Pass vaccinal : les commerçants peuvent-ils vraiment exiger de leurs clients une pièce d'identité ?
Selon le Conseil constitutionnel, seules les forces de l'ordre peuvent exiger la présentation d'un document d'identité pour vérifier que le pass sanitaire est bien celui du client qui le présente, mais une phrase inscrite dans le projet de loi adopté jeudi laisse planer le doute.
C'est une petite phrase dans le projet de loi sur le pass sanitaire adopté par l'Assemblée nationale jeudi 6 janvier à l'aube : dans les lieux où il est exigé, par exemple au restaurant, ou au cinéma, "il peut être exigé, en cas de doute sur ces documents, la présentation d’un document officiel d’identité". Le projet de loi doit encore être examiné au Sénat en début de semaine prochaine et le calendrier initial du gouvernement, qui prévoyait une entrée en vigueur le 15 janvier, semble difficile à tenir. Mais la formulation, en l'état, sème le doute.
On ne connaît pas encore le cadre précis dans lequel cette proposition s'inscrit, mais elle signifie en l'état qu'un commerçant pourra demander une carte d’identité ou un passeport pour vérifier que le nom inscrit sur le QR code correspond bien à celui de son client. L'objectif du gouvernement est d'empêcher les fraudes au pass vaccinal.

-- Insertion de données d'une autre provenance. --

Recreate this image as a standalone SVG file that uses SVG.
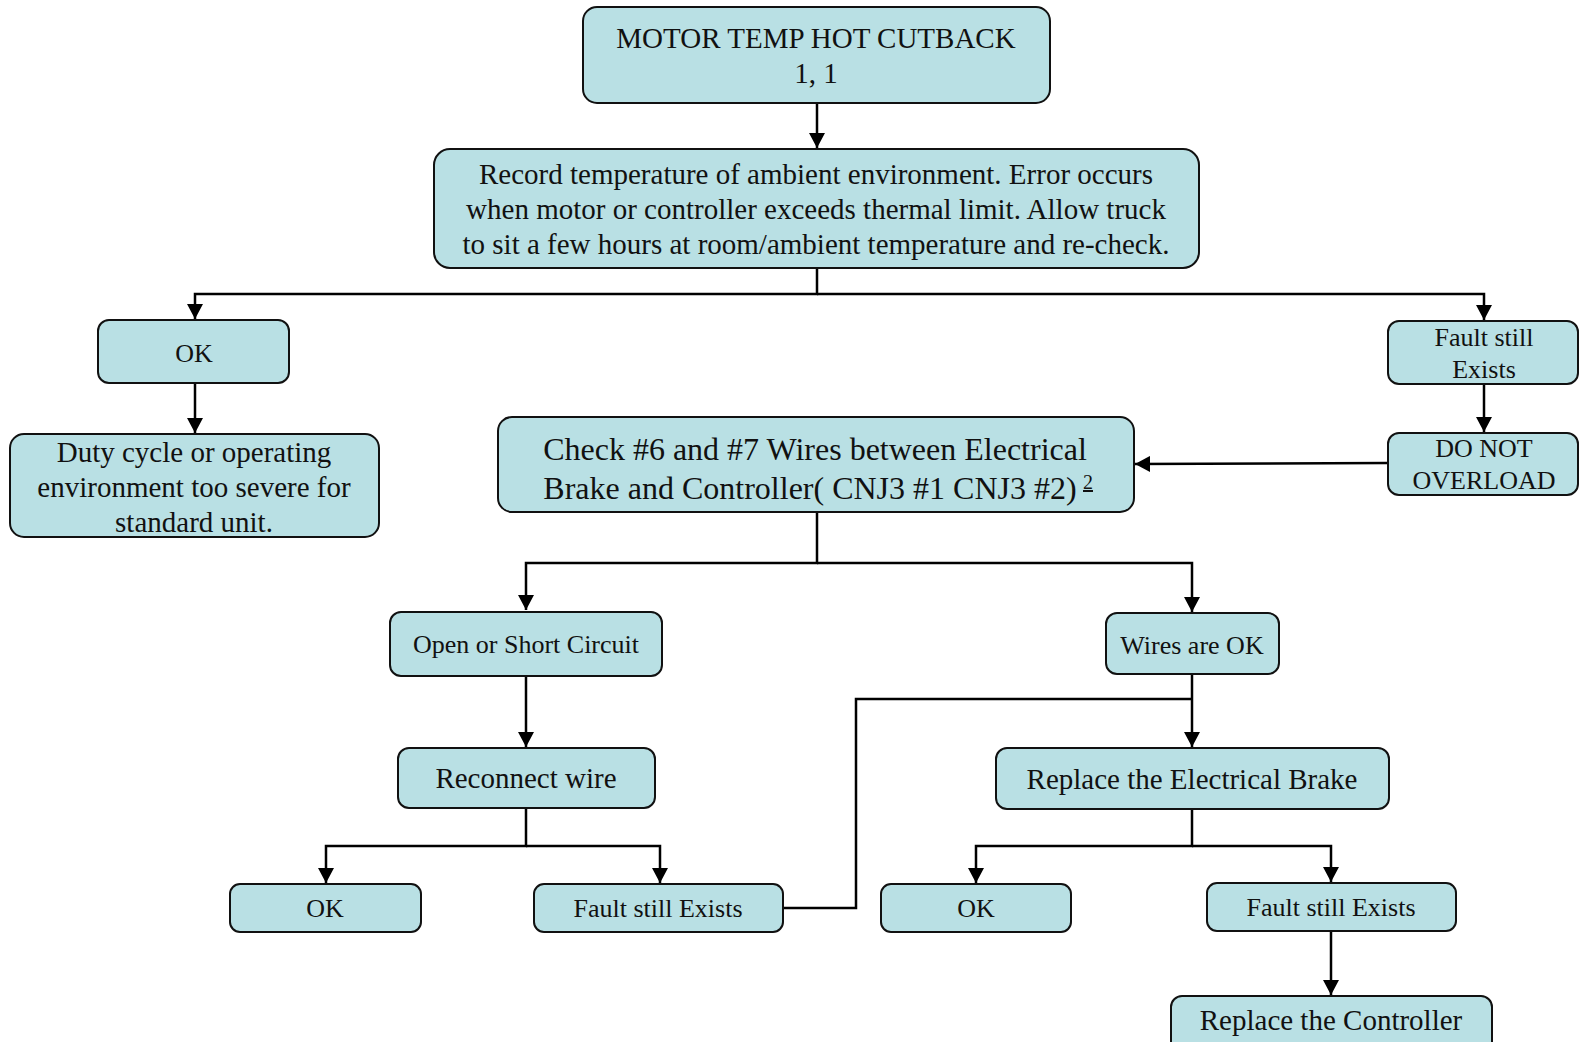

Le ministre de l'Intérieur avançait fin décembre le chiffre de 182 000 fraudes au pass sanitaire, liées notamment à des usurpations d'identité. Sauf que jusqu'à présent, seuls les forces de l'ordre pouvaient réaliser des contrôles d'identité pour vérifier les pass.
C'est un principe qu'a rappelé le Conseil constitutionnel l'été dernier : les commerçants et gérants de lieux soumis au pass sanitaire peuvent, en substance, contrôler que leurs clients ont bien un pass sanitaire valide dans leur poche ou sur leur téléphone. Par contre, seules les forces de l'ordre peuvent exiger la présentation d'un document d'identité pour vérifier que le pass est bien celui du client.

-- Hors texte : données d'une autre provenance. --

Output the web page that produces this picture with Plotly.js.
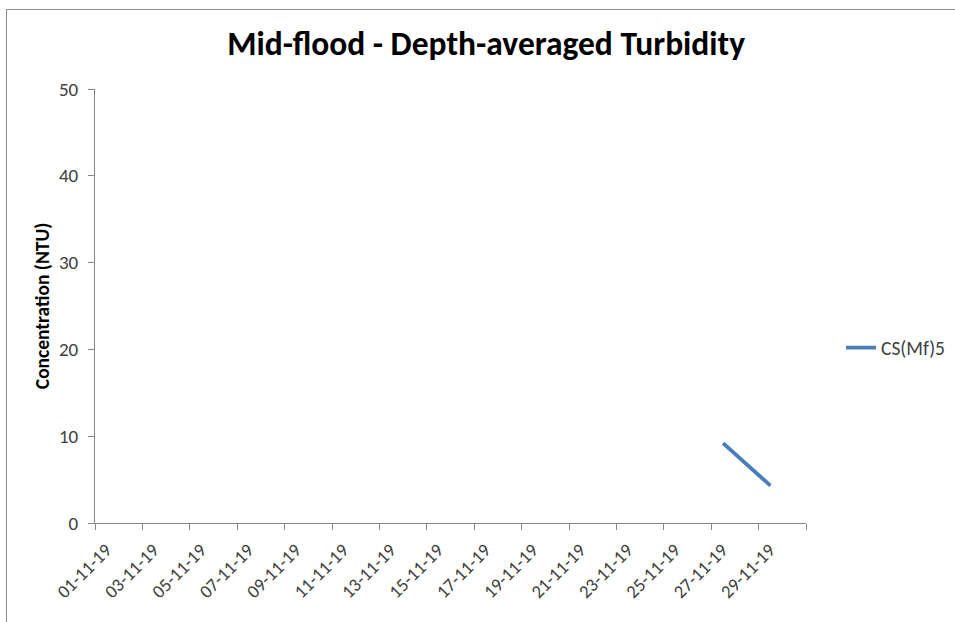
<!DOCTYPE html>
<html>
<head>
<meta charset="utf-8">
<script src="https://cdn.plot.ly/plotly-3.0.1.min.js"></script>
<style>
  html, body { margin: 0; padding: 0; background: #fff; }
  #wrap { position: relative; width: 955px; height: 622px; overflow: hidden; }
  #chart { position: absolute; left: 0; top: 0; width: 955px; height: 622px; }
  #frame { position: absolute; left: 6px; top: 9px; width: 1000px; height: 700px; border: 1px solid #8c8c8c; pointer-events: none; }
</style>
</head>
<body>
<div id="wrap">
  <div id="chart"></div>
  <div id="frame"></div>
</div>
<script>
// ---- data ----
const seriesName = 'CS(Mf)5';
const sampleDates = ['2019-11-27', '2019-11-29'];
const concentration = [9.2, 4.3];
const tickLabels = ['01-11-19','03-11-19','05-11-19','07-11-19','09-11-19','11-11-19','13-11-19',
                    '15-11-19','17-11-19','19-11-19','21-11-19','23-11-19','25-11-19','27-11-19','29-11-19'];
const axisStart = '2019-10-31 12:00';
const axisEnd = '2019-11-30 12:00';

// tick boundaries (Excel places date labels at day-slot boundaries)
function labelToBoundary(lbl) {
  const [d, m, y] = lbl.split('-').map(Number);
  const t = Date.UTC(2000 + y, m - 1, d) - 12 * 3600 * 1000;
  return new Date(t).toISOString().replace('T', ' ').slice(0, 16);
}
const tickVals = tickLabels.map(labelToBoundary).concat([axisEnd]);
const tickText = tickLabels.concat(['']);

const font = 'Calibri, Carlito, "Open Sans", "Liberation Sans", sans-serif';
const axisGray = '#868686';
const labelGray = '#404040';

const trace = {
  x: sampleDates,
  y: concentration,
  type: 'scatter',
  mode: 'lines',
  name: seriesName,
  line: { color: '#4a7ebb', width: 3.75 },
  showlegend: true
};

const layout = {
  width: 955,
  height: 622,
  margin: { l: 95, r: 149, t: 89, b: 99, pad: 0, autoexpand: false },
  paper_bgcolor: '#ffffff',
  plot_bgcolor: '#ffffff',
  title: {
    text: '<b>Mid-flood - Depth-averaged Turbidity</b>',
    font: { family: font, size: 33.5, color: '#000000' },
    x: 0.509, xanchor: 'center', xref: 'container',
    y: 0.93, yanchor: 'middle', yref: 'container'
  },
  xaxis: {
    type: 'date',
    range: [axisStart, axisEnd],
    tickmode: 'array',
    tickvals: tickVals,
    ticktext: tickText,
    tickangle: -45,
    ticks: 'outside',
    ticklen: 6,
    tickcolor: axisGray,
    tickwidth: 1,
    showline: true,
    linecolor: axisGray,
    linewidth: 1,
    showgrid: false,
    zeroline: false,
    tickfont: { family: font, size: 18.5, color: labelGray },
    ticklabelshift: 11,
    ticklabelstandoff: 2,
    fixedrange: true
  },
  yaxis: {
    range: [0, 50],
    tickmode: 'linear',
    tick0: 0,
    dtick: 10,
    ticks: 'outside',
    ticklen: 6,
    tickcolor: axisGray,
    tickwidth: 1,
    showline: true,
    linecolor: axisGray,
    linewidth: 1,
    showgrid: false,
    zeroline: false,
    tickfont: { family: font, size: 19, color: labelGray },
    ticklabelstandoff: 6,
    title: {
      text: '<b>Concentration (NTU)</b>',
      font: { family: font, size: 19.5, color: '#000000' },
      standoff: 4
    },
    fixedrange: true
  },
  legend: {
    xref: 'container',
    yref: 'container',
    x: 841 / 955,
    xanchor: 'left',
    y: (622 - 348) / 622,
    yanchor: 'middle',
    font: { family: font, size: 19.5, color: labelGray },
    bgcolor: 'rgba(0,0,0,0)',
    borderwidth: 0
  },
  showlegend: true
};

Plotly.newPlot('chart', [trace], layout, { displayModeBar: false, staticPlot: true });
</script>
</body>
</html>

Un buraliste peut déjà exiger une pièce d'identité
Dès lors, comment le gouvernement justifie de changer la donne pour le pass vaccinal ? "Il y a le contrôle d'identité qui relève uniquement des forces de police et de gendarmerie, indique à cet égard le Premier ministre Jean Castex jeudi 6 janvier. Et puis il y a la vérification d'identité : quand vous payez par chèque, on vous demande votre pièce d'identité. Ce que je veux vous dire c'est que ce n'est pas nouveau de faire ces contrôles d'identité..." "Et on fait confiance !, ajoute le chef des députés LREM Christophe Castaner. On fait confiance à celui qui a la responsabilité de contrôler la minorité d'un jeune homme ou d'une jeune femme qui vient dans son bar : il a déjà cette capacité."

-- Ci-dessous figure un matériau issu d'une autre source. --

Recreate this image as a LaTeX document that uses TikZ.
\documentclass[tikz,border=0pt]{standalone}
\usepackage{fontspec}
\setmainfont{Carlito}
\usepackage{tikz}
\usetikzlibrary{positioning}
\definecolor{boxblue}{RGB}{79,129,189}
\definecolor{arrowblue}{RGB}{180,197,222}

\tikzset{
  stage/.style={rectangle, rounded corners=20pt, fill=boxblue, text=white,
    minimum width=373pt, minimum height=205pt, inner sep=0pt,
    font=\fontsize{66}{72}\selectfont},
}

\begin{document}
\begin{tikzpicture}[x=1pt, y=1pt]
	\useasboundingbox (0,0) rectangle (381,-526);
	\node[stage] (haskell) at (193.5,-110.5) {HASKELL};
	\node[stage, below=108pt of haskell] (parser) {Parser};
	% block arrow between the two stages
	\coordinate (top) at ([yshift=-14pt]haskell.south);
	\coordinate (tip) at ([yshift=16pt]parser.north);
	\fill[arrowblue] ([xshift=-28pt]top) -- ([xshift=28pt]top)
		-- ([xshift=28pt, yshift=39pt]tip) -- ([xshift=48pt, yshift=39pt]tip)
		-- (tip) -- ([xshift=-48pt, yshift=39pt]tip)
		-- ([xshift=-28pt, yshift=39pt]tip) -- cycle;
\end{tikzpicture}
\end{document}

En effet, il existe dans le droit français certains cas où il est obligatoire de prouver son identité à des personnes qui ne sont pas des policiers et des gendarmes. Ainsi, un buraliste peut exiger une carte d'identité pour être sûr de vendre ses cigarettes uniquement à des personnes majeures. Idem, dans les bars pour la vente d'alcool, comme l'impose le Code de la santé publique. Ou encore pour entrer dans un casino, comme l'impose de son côté le Code de la sécurité intérieure. Les commerçants doivent aussi demander une preuve d'identité avant d'accepter les chèques pour éviter les fraudes, comme l'impose aussi le Code monétaire. Juridiquement, il ne s'agit donc pas d'un contrôle d'identité mais d'une vérification, à laquelle il est possible de s'opposer.
La Défenseure des droits a exprimé ses réserves
On ne connaît pas encore le fond juridique de cette mesure et il faudra sans doute attendre l'adoption définitive par le Parlement et les décrets d'application. Le Conseil d'État a d'ores et déjà signifié qu'elle se justifiait au regard des impératifs de santé publique. De son côté, la Défenseure des droits s'est dit inquiète de voir des citoyens non formés exercer une forme de pouvoir de police sur la simple base de doutes sur une éventuelle fraude au pass vaccinal. Et que pointe un risque de discrimination. Les députés Les Républicains ont d'ores et déjà annoncé qu'ils saisiront le Conseil constitutionnel sur cette question.